Act 46 creating the parish specified that the seat of government should be named Many in honor of Col. John B. Many, commandant at Fort Jesup, then the most important settlement in the parish. Many was on the Natchitoches San Antonio road, known as El Camino Road, which carried traffic into Texas.

On May 17, 1843, Judge W.R.D. Speight, who was parish judge, I.W. Eason and G. W. Thompson purchased and gave to Sabine Parish 40 acres of land. Immediately some 30 citizens petitioned the police jury to lay out the town on the land, sell lots and make arrangements for the election of public buildings. The police jury planned a courthouse and jail, raising the construction money with the sale of the lots.
The first house was erected by John Baldwin, who operated a store and used his home as a tavern. He was also the first postmaster of Many. The first settler was Williams Mains, who came to the area in 1830. The first cotton gin was built in the early 1850s and the first census showed Sabine had a population of 3,347 whites and 1,168 slaves.
During the Civil War Sabine Parish sent five companies to Virginia and was the scene of the last major engagement on Louisiana soil, which was fought April 9, 1861, at the old Pleasant Hill and along the Sabine-DeSoto Parish line. The battle took place one day after the Confederate victory at Mansfield. The action forced the withdrawal of federal troops along the Shreveport-Natchitoches road which cut across the northeast section of the parish. This series of clashes was regarded as vitally important, for the war, they frustrated the attempt by Union forces to capture Shreveport and split Texas from the rest of the Confederacy.
Following the war, the steamboat gave way to the railroad. The Texas-Pacific, which was completed between Shreveport and New Orleans, traversed the northern part of the parish and Pleasant Hill, two miles away in DeSoto Parish, moved to the railroad. The construction of the Kansas City Southern Railroad through the parish in 1896 led to the establishment of the towns of Zwolle, Florien, Fisher, and Converse. The area was mainly agricultural until the railroad brought lumbermen, who set up sawmills to convert the trees that blanketed the state into lumber to satisfy the worldwide demand for long-leaf virgin pine.

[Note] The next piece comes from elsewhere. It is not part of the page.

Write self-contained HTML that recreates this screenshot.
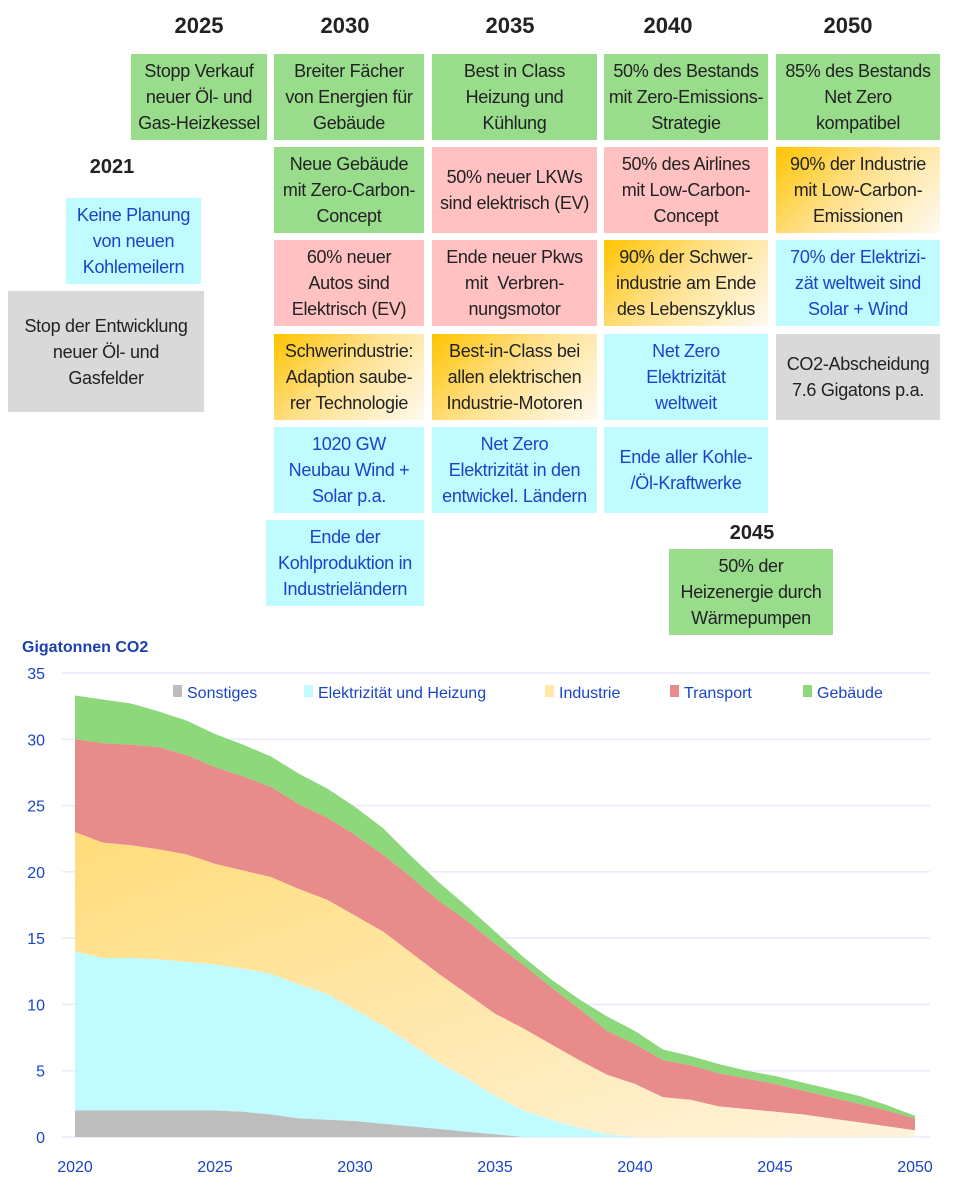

Three decades later the forest acres were barren and a great many sawmills moved out. However, reforestation was innovated in the early 1940s and pulp and paper mills bought the thinnings. The payoff was the development of Southern Pine Plywood and the opening of the first plywood mill (Vancouver) in Louisiana at Florien. Reforestation lagniappe was the creation of Hodges Gardens in the 1950s, which opened up a brand new industry – tourism, which was augmented with the completion of Toledo Bend Reservoir in 1968.

Following the discovery of oil in 1928, crude oil and natural gas joined timber as leading natural resources until about 1934 when it experienced a gradual decline. Oil was not the be a major economic factor again until new reserves were brought in near Many in the 1950s.